Like the picture above, many want to have directed, but don't want to truly do the hard work required to direct. How many directors have I met who could not take the time to do some sort of shot list or storyboard, to show up on set with ideas but no plan. How many wrote scripts with elements that went beyond the means of the project, and never bothered to figure out how that compromise was going to be accomplished?

Making a movie, especially an independent movie, requires a director to put in a lot of hard work, and to take with it their share of humility. Yes, humility.

Nothing gets handed to the independent director. First, they have to ask for money. Then, they need favors from friends - everything from locations to equipment.

Then, the humility to ask professionals to bring their own creativity and skill to the project, often for a fraction of the rate their services would bring elsewhere.

This element of what Paul and Dan did has served as an example for me to offer other filmmakers looking to do their own projects.

The writing ended about a year before we started shooting, and the script had challenges.

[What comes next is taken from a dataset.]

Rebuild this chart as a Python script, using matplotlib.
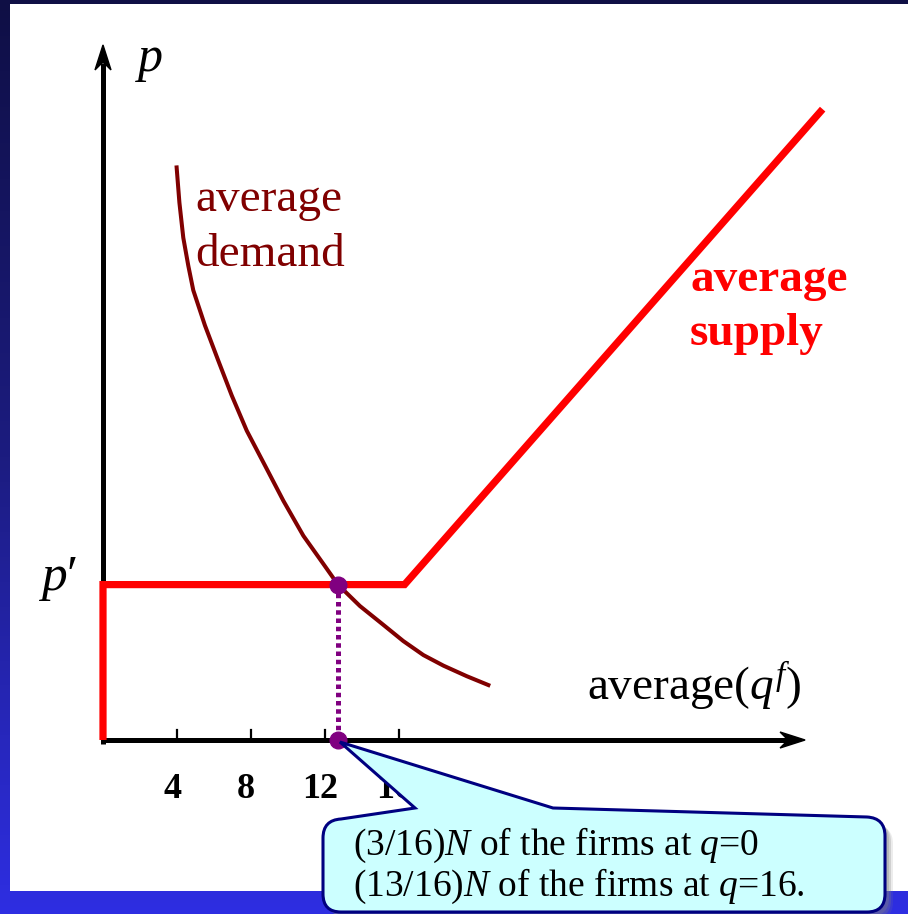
import matplotlib
matplotlib.use("Agg")
import matplotlib.pyplot as plt
import numpy as np
from matplotlib.colors import LinearSegmentedColormap
from matplotlib.patches import PathPatch, Polygon, Rectangle
from matplotlib.path import Path

plt.rcParams.update({
    "font.family": ["Liberation Serif", "DejaVu Serif"],
    "mathtext.fontset": "custom",
    "mathtext.rm": "Liberation Serif",
    "mathtext.it": "Liberation Serif:italic",
    "mathtext.bf": "Liberation Serif:bold",
})

# ---- data (axis units) ----
DEMAND_Q = [3.98, 4.13, 4.34, 4.61, 4.88, 5.51, 6.23, 6.96, 7.77, 8.76, 9.75,
            10.83, 11.91, 12.7, 13.89, 15.06, 16.23, 17.32, 18.40, 19.66, 20.83]
DEMAND_P = [30.95, 29.05, 27.15, 25.64, 24.31, 22.41, 20.51, 18.62, 16.72, 14.83, 12.93,
            11.04, 9.52, 8.4, 7.24, 6.30, 5.35, 4.59, 4.02, 3.45, 2.97]
SUPPLY_Q = [0.0, 0.0, 16.3, 38.9]
SUPPLY_P = [0.0, 8.4, 8.4, 34.1]
P_PRIME = 8.4
Q_EQ = 12.7
TICKS = [4, 8, 12, 16]
TICK_LABELS = ["4", "8", "12", "16"]
X_AXIS_END = 37.95
Y_AXIS_END = 37.57
CALLOUT_LINES = ["(3/16)$N$ of the firms at $q$=0",
                 "(13/16)$N$ of the firms at $q$=16."]

# ---- layout (pixels) ----
W, H = 908, 914
PX = 18.5          # pixels per axis unit
X0, Y0 = 103, 740  # origin in pixels (from top-left)


def P(x, y):
    """pixel position -> data coords"""
    return (x - X0) / PX, (Y0 - y) / PX


fig = plt.figure(figsize=(W / 100, H / 100), dpi=100)

# background gradient + white panel
bg = fig.add_axes([0, 0, 1, 1])
cmap = LinearSegmentedColormap.from_list("bg", ["#0f0f45", "#1c1c80", "#2e2ee2"])
bg.imshow(np.linspace(0, 1, 256).reshape(-1, 1), aspect="auto", cmap=cmap,
          extent=[0, 1, 0, 1])
bg.add_patch(Rectangle((10 / W, 1 - 891 / H), (W - 10) / W, (891 - 4) / H,
                       transform=bg.transAxes, facecolor="white",
                       edgecolor="none", zorder=2))
bg.set_xlim(0, 1)
bg.set_ylim(0, 1)
bg.set_axis_off()

ax = fig.add_axes([0, 0, 1, 1])
ax.patch.set_alpha(0)
ax.set_xlim(-X0 / PX, (W - X0) / PX)
ax.set_ylim(-(H - Y0) / PX, Y0 / PX)
ax.set_axis_off()

# axes with stealth arrowheads
ax.plot([0, X_AXIS_END - 1.0], [0, 0], color="black", lw=3.6, solid_capstyle="butt", zorder=2)
ax.plot([0, 0], [-0.2, Y_AXIS_END - 1.0], color="black", lw=3.6, solid_capstyle="butt", zorder=2)
hl, hw, nl = 25 / PX, 8 / PX, 17 / PX
ax.add_patch(Polygon([(0, Y_AXIS_END), (hw, Y_AXIS_END - hl), (0, Y_AXIS_END - nl),
                      (-hw, Y_AXIS_END - hl)], closed=True, color="black", zorder=2))
ax.add_patch(Polygon([(X_AXIS_END, 0), (X_AXIS_END - hl, hw), (X_AXIS_END - nl, 0),
                      (X_AXIS_END - hl, -hw)], closed=True, color="black", zorder=2))

for t, lab in zip(TICKS, TICK_LABELS):
    ax.plot([t, t], [0, 10 / PX], color="black", lw=1.6, zorder=2)
    ax.text(t - 5 / PX, P(0, 790)[1], lab, ha="center", va="center",
            fontsize=26, fontweight="bold", zorder=2)

# curves
ax.plot(SUPPLY_Q, SUPPLY_P, color="#ff0000", lw=5.2, solid_joinstyle="miter",
        solid_capstyle="butt", zorder=3)
ax.plot(DEMAND_Q, DEMAND_P, color="#800000", lw=2.9, solid_joinstyle="round", zorder=3)

ax.plot([Q_EQ, Q_EQ], [P_PRIME, 0], color="#800080", lw=3.6,
        linestyle=(0, (0.9, 0.75)), dash_capstyle="butt", zorder=4)
ax.plot([Q_EQ, Q_EQ], [P_PRIME, 0], "o", color="#800080", ms=12, zorder=5)

# labels
ax.text(*P(135, 71), "$p$", fontsize=36, ha="left", va="baseline")
ax.text(*P(38, 590), "$p$\u2032", fontsize=37, ha="left", va="baseline")
ax.text(*P(195, 211), "average", fontsize=34, color="#800000", va="baseline")
ax.text(*P(195, 266), "demand", fontsize=34, color="#800000", va="baseline")
ax.text(*P(690, 291), "average", fontsize=34, color="#ff0000", fontweight="bold", va="baseline")
ax.text(*P(690, 345), "supply", fontsize=34, color="#ff0000", fontweight="bold", va="baseline")
ax.text(*P(587, 700), "average($q^f$)", fontsize=34, va="baseline")

# callout with tail
tip_x = X0 + Q_EQ * PX + 2
BL, BR, BB, R = 323, 885, 912, 18
TL, TR, TT = 820, 818, 808   # top edge at left corner, right corner, tail base
verts = [(BL, BB - R), (BL, TL + R), (BL, TL), (BL + R, TL - 1),
         (415, TT), (tip_x, Y0 + 2), (553, TT),
         (BR - R, TR - 1), (BR, TR), (BR, TR + R),
         (BR, BB - R), (BR, BB), (BR - R, BB),
         (BL + R, BB), (BL, BB), (BL, BB - R), (BL, BB - R)]
codes = [Path.MOVETO, Path.LINETO, Path.CURVE3, Path.CURVE3,
         Path.LINETO, Path.LINETO, Path.LINETO,
         Path.LINETO, Path.CURVE3, Path.CURVE3,
         Path.LINETO, Path.CURVE3, Path.CURVE3,
         Path.LINETO, Path.CURVE3, Path.CURVE3, Path.CLOSEPOLY]
for off, a in [(8, 0.15), (6, 0.25), (4, 0.3)]:
    shadow = Path([P(x + off, y + off) for x, y in verts], codes)
    ax.add_patch(PathPatch(shadow, facecolor="#808080", edgecolor="none", alpha=a, zorder=6))
callout = Path([P(x, y) for x, y in verts], codes)
ax.add_patch(PathPatch(callout, facecolor="#ccffff", edgecolor="#000080", lw=2.2, zorder=7))

ax.text(*P(353, 855), CALLOUT_LINES[0], fontsize=27, va="baseline", zorder=8)
ax.text(*P(353, 896), CALLOUT_LINES[1], fontsize=27, va="baseline", zorder=8)

fig.savefig("out.png", dpi=100)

Some of it took place in a run-down motel, which became harder to find than we thought, but a good deal took place on a boat that would run along the Gowanus Canal, and a driver to drive that boat, since it was unlikely that our lead actor would be able to do so. There were also scenes in a divey bar.

Just as they finished the script, Paul and Dan spent time in a seaman's bar at the end of Atlantic Avenue called Monteros, and with it's generous owner, Pepe (Montero). Pepe and his family are part of the history of the Brooklyn waterfront, and he shares some of those experiences in an article here.

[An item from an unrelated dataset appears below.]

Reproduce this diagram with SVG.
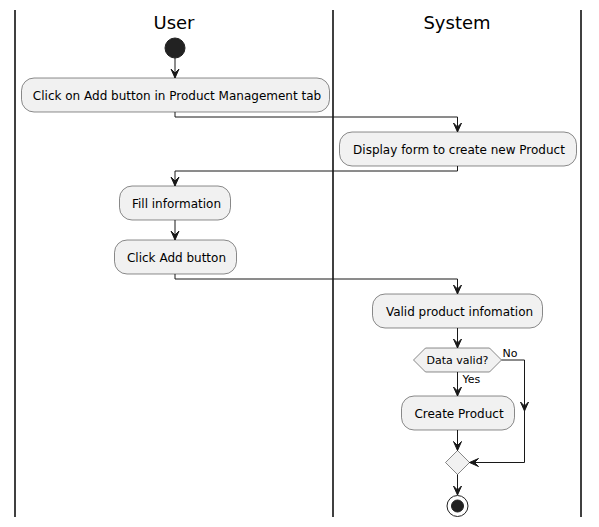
<svg xmlns="http://www.w3.org/2000/svg" width="599" height="527" viewBox="0 0 599 527">
<style>
.lane{stroke:#000;stroke-width:1.5;fill:none}
.title{font-family:"DejaVu Sans",sans-serif;font-size:18px;fill:#000;text-anchor:middle}
.act{fill:#F1F1F1;stroke:#181818;stroke-width:0.5}
.t{font-family:"DejaVu Sans",sans-serif;font-size:12px;fill:#000;text-anchor:middle}
.s{font-family:"DejaVu Sans",sans-serif;font-size:11px;fill:#000}
.ln{stroke:#181818;stroke-width:1;fill:none}
.ah{fill:#181818;stroke:#181818;stroke-width:1}
</style>
<rect width="599" height="527" fill="#FFFFFF"/>
<g id="lanes">
<line class="lane" x1="15" y1="10" x2="15" y2="517"/>
<line class="lane" x1="333" y1="10" x2="333" y2="517"/>
<line class="lane" x1="581" y1="10" x2="581" y2="517"/>
<text class="title" x="174" y="29">User</text>
<text class="title" x="457" y="29">System</text>
</g>
<g id="start"><circle cx="175" cy="48" r="10" fill="#222222" stroke="#222222" stroke-width="1"/></g>
<g id="a1"><rect class="act" x="21.5" y="78" width="308" height="34" rx="12.5"/><text class="t" x="177" y="100">Click on Add button in Product Management tab</text></g>
<g id="a2"><rect class="act" x="339.5" y="132" width="237" height="34" rx="12.5"/><text class="t" x="459" y="154">Display form to create new Product</text></g>
<g id="a3"><rect class="act" x="119.5" y="186" width="111" height="34" rx="12.5"/><text class="t" x="176.5" y="208">Fill information</text></g>
<g id="a4"><rect class="act" x="114.5" y="240" width="122" height="34" rx="12.5"/><text class="t" x="176.5" y="262">Click Add button</text></g>
<g id="a5"><rect class="act" x="372.5" y="294" width="170" height="34" rx="12.5"/><text class="t" x="459.5" y="316">Valid product infomation</text></g>
<g id="d1"><polygon class="act" points="413.5,360 425.5,348 489.5,348 501.5,360 489.5,372 425.5,372"/><text class="s" x="457.5" y="364" text-anchor="middle">Data valid?</text></g>
<g id="a6"><rect class="act" x="401.5" y="396" width="113" height="34" rx="12.5"/><text class="t" x="459" y="418">Create Product</text></g>
<g id="merge"><polygon class="act" points="457.5,450.5 469.5,462.5 457.5,474.5 445.5,462.5"/></g>
<g id="end"><circle cx="457.5" cy="506" r="10.5" fill="none" stroke="#222222" stroke-width="1"/><circle cx="457.5" cy="506" r="6" fill="#222222" stroke="#222222" stroke-width="1"/></g>
<g id="connectors">
<line class="ln" x1="175" y1="58" x2="175" y2="78"/>
<polygon class="ah" points="171,69 175,78 179,69 175,73"/>
<polyline class="ln" points="175,112 175,117 457.5,117 457.5,132"/>
<polygon class="ah" points="453.5,123 457.5,132 461.5,123 457.5,127"/>
<polyline class="ln" points="457.5,166 457.5,171 175,171 175,186"/>
<polygon class="ah" points="171,177 175,186 179,177 175,181"/>
<line class="ln" x1="175" y1="220" x2="175" y2="240"/>
<polygon class="ah" points="171,231 175,240 179,231 175,235"/>
<polyline class="ln" points="175,274 175,279 457.5,279 457.5,294"/>
<polygon class="ah" points="453.5,285 457.5,294 461.5,285 457.5,289"/>
<line class="ln" x1="457.5" y1="328" x2="457.5" y2="348"/>
<polygon class="ah" points="453.5,339 457.5,348 461.5,339 457.5,343"/>
<line class="ln" x1="457.5" y1="372" x2="457.5" y2="396"/>
<polygon class="ah" points="453.5,387 457.5,396 461.5,387 457.5,391"/>
<polyline class="ln" points="501.5,360 524.5,360 524.5,462.5 469.5,462.5"/>
<polygon class="ah" points="520.5,402 524.5,411 528.5,402 524.5,406"/>
<polygon class="ah" points="478.5,458.5 469.5,462.5 478.5,466.5 474.5,462.5"/>
<line class="ln" x1="457.5" y1="430" x2="457.5" y2="450.5"/>
<polygon class="ah" points="453.5,441.5 457.5,450.5 461.5,441.5 457.5,445.5"/>
<line class="ln" x1="457.5" y1="474.5" x2="457.5" y2="495"/>
<polygon class="ah" points="453.5,486 457.5,495 461.5,486 457.5,490"/>
<text class="s" x="502.5" y="357">No</text>
<text class="s" x="462.5" y="383">Yes</text>
</g>
</svg>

Some of you will remember the reference because Pepe opened his place as a holding area to us on our Indonesian film, which is where our journey on that film ended.

It was a beginning for Paul and Dan, not only talking to Pepe, the owner, and his lovely wife Linda, but to the week day bartender with many stories, and the regulars, many of whom have their own (unofficial stools). Like any perfect divey bar, many of those regulars were daytime customers, and though there were a lot fewer boat drivers coming in, there were a few, and Paul and Dan worked out an excellent deal with a guy who regularly ran his boat on the Gowanus.

Along the way many of the stories they heard made there way ever so slightly in the script, and one or two of the regulars made it into the movie. Paul and Dan found themselves taking time not and day to spend time with these people.

The reason people opened up to them was that they were about more than just what they could "get" out of the place. Many of the stories of hard times they shared did nothing for the movie, but they listened because they cared.

Let me repeat. They listened because they cared.

People can tell the difference between listening just long enough to see what you can get out of them, and actually caring. The harder the times are for people, the more sensitive their BS barometer tend to be.

The same would hold true for another location they found, a diner that had recently been shut down due to code violations in the kitchen. The older couple lived upstairs, and without the place open, had little income. Paul and Dan talked to them and while they got a good deal, they did not use them, paying them a fair price (but less than we would have paid elsewhere).

In a side note, the couple enjoyed the experience and as thank you I got the word out to some scouts, and soon, they had bigger companies paying more money to shoot there.

The directors did the hard work, and they did it while respecting the people they dealt with along the way, and it brought them better places than they would have found elsewhere, and for a better price and with more genuine cooperation.

That did not help them with one location - a seedy motel. That one involved some script flexibility and a little luck.